According to Professor Nunn, "as soon as you start to take it seriously, then you are engaging with nonsense and demeaning, racist-informed agendas," he says.
"And I think that's where it becomes really dangerous."
Hancock and ITN Productions, the production company behind the series, have been contacted for comment.
Natural for history of flooding to be exaggerated
Professor Nunn, who has written books about ancient societies lost to sea level rises, said Hancock's global flood theory is "simply a geological impossibility".
He says sometimes people exaggerate details for the sake of a good story, and that this human quirk helps explain the global flood myth.
"When there was a devastating flood locally, it was natural for the memories of that to be preserved in people's oral traditions and it was natural — when the next flood came and the next flood came — for the history of flooding to be exaggerated over time, so that the stories would remain memorable," he says.

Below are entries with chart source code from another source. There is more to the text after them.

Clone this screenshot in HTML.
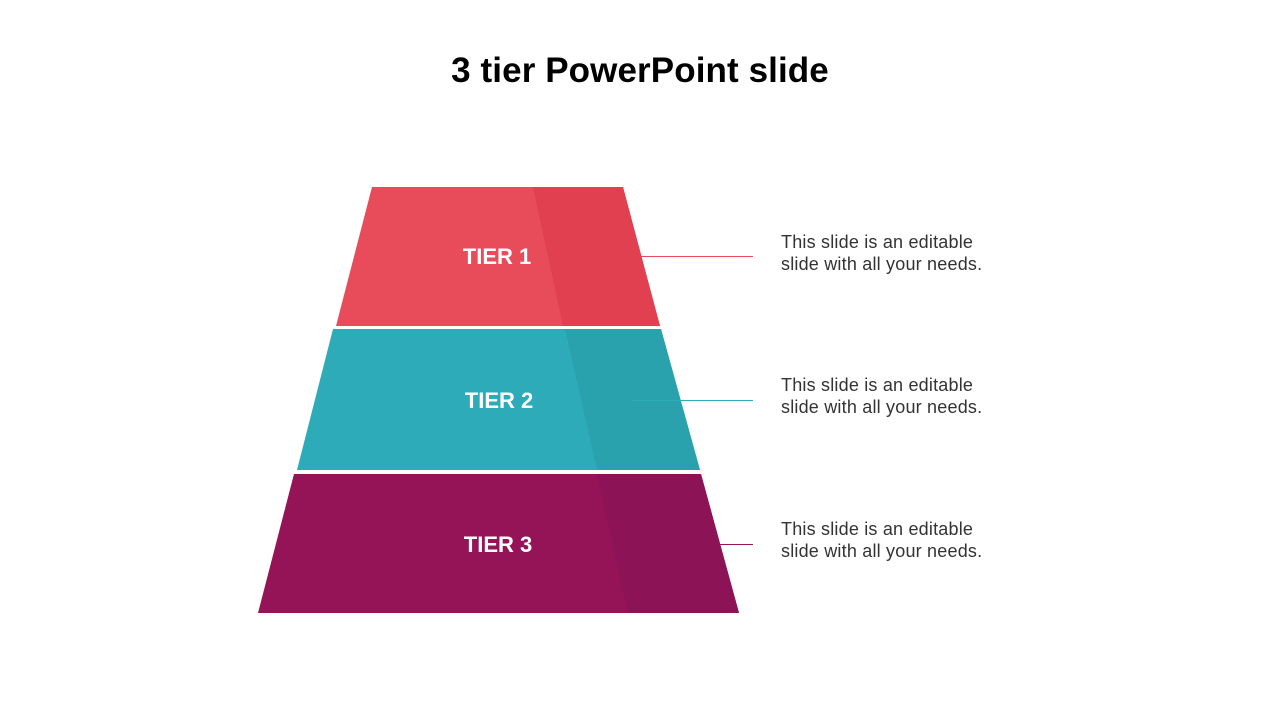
<!DOCTYPE html>
<html><head><meta charset="utf-8"><style>
html,body{margin:0;padding:0;background:#fff;}
body{width:1280px;height:720px;position:relative;overflow:hidden;font-family:"Liberation Sans",sans-serif;}
h1{position:absolute;top:51px;left:0;width:1280px;text-align:center;margin:0;font-size:35px;font-weight:bold;color:#000;letter-spacing:0.1px;}
.t{position:absolute;left:781px;font-size:18px;line-height:22px;color:#333;letter-spacing:0.2px;}
</style></head><body>
<h1>3 tier PowerPoint slide</h1>
<svg width="1280" height="720" style="position:absolute;left:0;top:0">
<polygon points="372,187 623,187 660,326 336,326" fill="#E84C5A"/>
<polygon points="533,187 623,187 660,326 563,326" fill="#E0404F"/>
<polygon points="333,329 661,329 700,470 297,470" fill="#2DABB9"/>
<polygon points="565,329 661,329 700,470 597,470" fill="#29A2AE"/>
<polygon points="294,474 701,474 739,613 258,613" fill="#941457"/>
<polygon points="597,474 701,474 739,613 628,613" fill="#8C1356"/>
<line x1="640" y1="256.5" x2="753" y2="256.5" stroke="#E84C5A" stroke-width="1"/>
<line x1="632" y1="400.5" x2="753" y2="400.5" stroke="#2DABB9" stroke-width="1"/>
<line x1="718" y1="544.5" x2="753" y2="544.5" stroke="#941457" stroke-width="1"/>
<g font-family="Liberation Sans, sans-serif" font-weight="bold" font-size="22" fill="#fff" text-anchor="middle">
<text x="497" y="264">TIER 1</text>
<text x="499" y="408">TIER 2</text>
<text x="498" y="552">TIER 3</text>
</g>
</svg>
<div class="t" style="top:231px">This slide is an editable<br>slide with all your needs.</div>
<div class="t" style="top:374px">This slide is an editable<br>slide with all your needs.</div>
<div class="t" style="top:518px">This slide is an editable<br>slide with all your needs.</div>
</body></html>
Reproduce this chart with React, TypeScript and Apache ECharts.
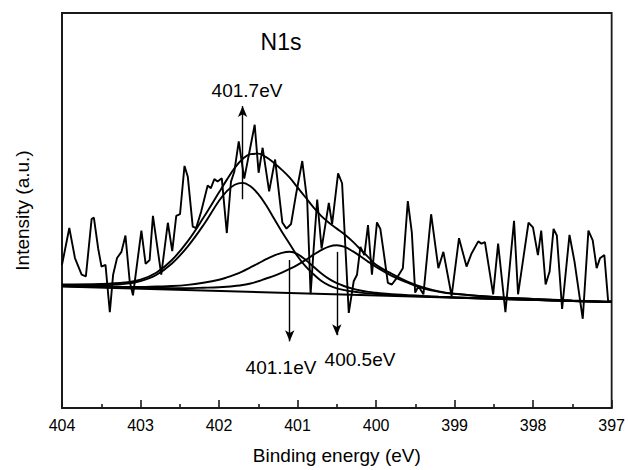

Professor Nunn says ancient societies didn't have the advantage of the modern-day, connected world where people hear about natural disasters affecting other parts of the globe in real time.
"It's quite possible that people living locally thought there had been a flood that had affected everywhere," he says.
The great flood myth is a convenient tool Hancock uses to put all his evidence out of reach, according to Professor McCoy.
"[Hancock says] all the things that would prove [his] ideas are underwater, right, which is pretty convenient considering there are many parts that aren't underwater, currently, that he cannot point to as supporting evidence [of a lost civilisation]," he says.